Fatwa yang antara lain berisikan fatwa hukum memerangi orang kafir yang merintangi kepada kemerdekaan adalah fardlu ‘ain bagi tiap-tiap orang Islam yang mungkin meskipun orang fakir dan hukum yang meninggal dalam peperangan tersebut adalah mati syahid tersebut terbukti sangat ampuh dalam membakar semangat juang rakyat untuk membela negara. Puncaknya adalah meletusnya perang pada tanggal 10 November 1945 di Surabaya.

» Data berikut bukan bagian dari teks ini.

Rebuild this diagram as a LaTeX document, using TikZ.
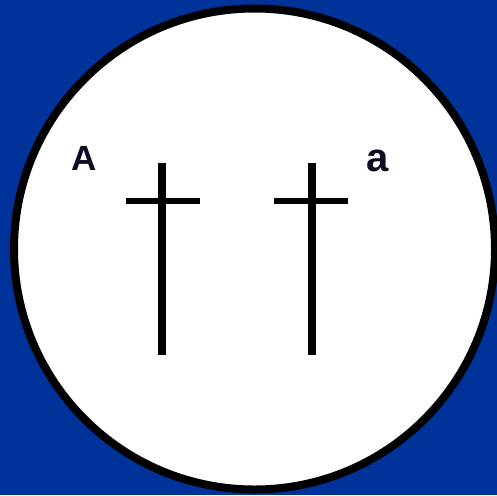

Tewasnya jenderal Mallaby membuat Inggris mengerahkan pasukannya secara besar-besaran untuk menggempur Surabaya. 15.000 personil dikerahkan, dilengkapi dengan kapal dan pesawat tempur serta tank-tank dengan teknologi termutakhir. Berhadapan dengan rakyat yang dimotori oleh kesatuan Hizbullah dan Sabilillah yang mayoritas hanya bersenjatakan bambu runcing. (Halaman 228-236)


Kehadiran buku setebal 420 Halaman ini, selain sebagai sebuah karya tulis yang kaya data, pula menjadi media yang mampu menjadi pengingat bagi bangsa yang sepertinya mudah lupa ini atas peranan kaum ulama-santri dalam membela Tanah Air yang merentang mulai dari abad 17 hingga pasca-kemerdekaan.


Selain itu, upaya rekonstruksi sejarah kemerdekaan yang dilakukan Zainul Milal Bizawie, penulisnya, layak diapresiasi sebagai sebuah ikhtiar untuk memperluas cakrawala sejarah Indonesia yang selama ini secara sadar atau tidak, seolah menihilkan kalangan ulama-santri hanya sebatas kaum sarungan yang berkutat dengan kitab kuning dan teralienasi dari dunia luar.   


Faktanya, justru kaum ulama-santri-lah yang menjadi “dukun” atas kelahiran “bayi” bernama Republik Indonesia. Selamat membaca.